“O Doente Inglês”, de Michael Ondaatje

Sente-se com este livro nas mãos e faça como Michael Ondaatje quando começou a escrevê-lo. Tente descobrir quem são as personagens e que história era aquela

Por Isabel Salema

Não vale a pena procurar página atrás de página a personagem desempenhada no filme pela actriz Kristin Scott-Thomas — só vai encontrar Juliette Binoche, mais Juliette Binoche, mais Juliette Binoche. Quem chega ao livro “O Doente Inglês”, de Michael Ondaatje, através do filme “O Paciente Inglês”, de Anthony Minghella, tem que reorganizar a sua geografia dos personagens.

A advertência vale a pena, porque o enorme êxito do livro do escritor canadiano Ondaatje deve-se ao filme ter ganho nove Óscares da Academia de Hollywood (isto, apesar do livro ter recebido em 1992, antes da adaptação para cinema, o mais importante prémio literário inglês, o Booker Prize). “Esperava o pior, mas tive muita sorte”, disse numa entrevista Michael Ondaatje sobre o filme, cuja rodagem acompanhou de perto.

O centro do livro de Ondaatje não é a paixão exótica entre Katharine Clifton e o doente inglês, mas o quotidiano de quatro pessoas à procura da sua identidade no último ano da Segunda Guerra Mundial. Hana, a enfermeira canadiana, Almásy, o doente inglês, Caravaggio, o ladrão, e Kip, o sapador indiano. Os quatro encontramse numa “villa” da Toscana, às portas de Florença. “Quatro pessoas, cada qual com os seus íntimos gestos, momentaneamente iluminadas, ironicamente projectadas contra o pano de fundo desta guerra.” (p. 299)

Na origem do livro não estiveram personagens com um nome e uma história, mas três imagens que o escritor não sabia como ligar. Uma delas era a de um homem que estava a roubar uma fotografia de si próprio.

“O Doente Inglês” começou logo, portanto, por ser um livro sobre a identidade. Para além do ladrão, as outras duas imagens eram as de uma enfermeira e um doente.

“Não, o enredo não estava lá até o livro estar provavelmente acabado. Não começo um romance com um sentido claro do que está a acontecer ou vai acontecer. Almásy não estava na história na minha cabeça. Kip não estava na história. Caravaggio não estava na história. Começou com este desastre de avião e continuou a partir daí.”

Depois, Ondaatje interrogou-se porque é que o avião se despenhou. E as outras perguntas que fez são as mesmas que o leitor é levado a fazer: quem é o doente inglês? Quando é que aconteceu o desastre? “Todas essas coisas tiveram que ser descobertas e desenterradas.”

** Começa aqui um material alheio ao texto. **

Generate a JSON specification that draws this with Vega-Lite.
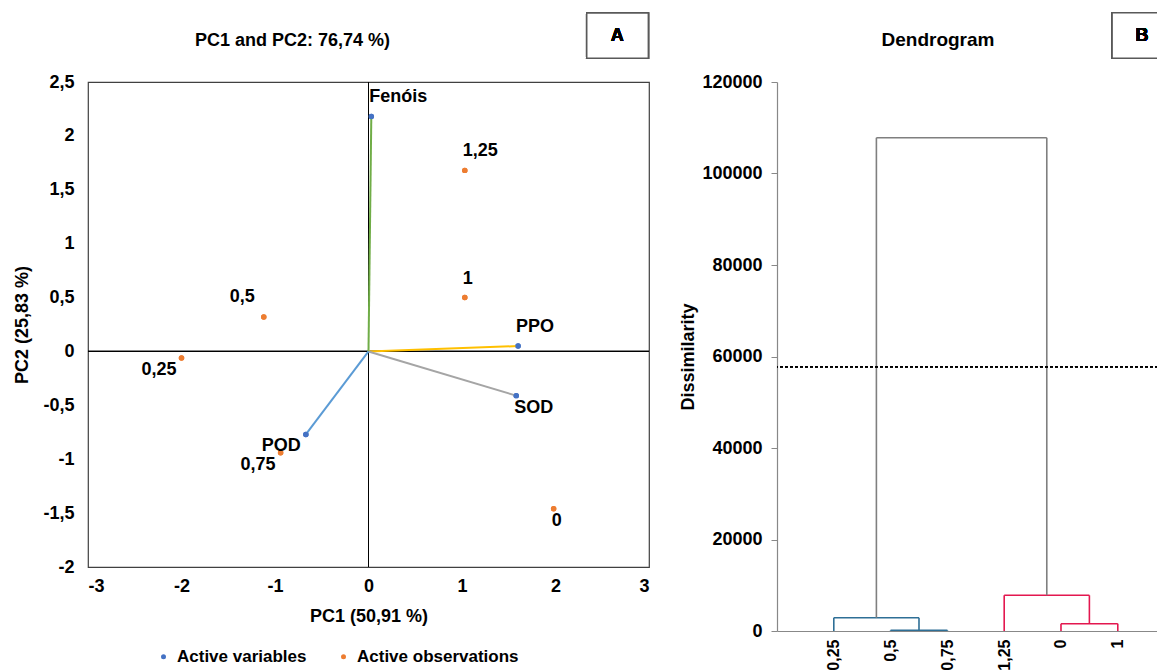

Muita da pesquisa para este livro, Michael Ondaatje fê-la nos arquivos da Sociedade de Geografia de Londres, a quem o escritor agradece por lhe ter permitido — diz no livro — “respigar dos seus ‘Geographical Journals’ o mundo dos exploradores e das suas viagens”.

Foi aí que recolheu informação sobre o deserto da Líbia na década de 30: sobre as tempestades de areia, sobre as explorações de Almásy. Mas houve também investigação sobre bombas, sobre ventos, sobre “villas” italianas, sobre enfermeiras canadianas, sobre tropas indianas.

Muitas leituras, muitos outros livros, como o de Heródoto, considerado o primeiro historiador do mundo, o “pai da História”. É esse o livro que acompanha o doente inglês, o homem que não se lembra quem é.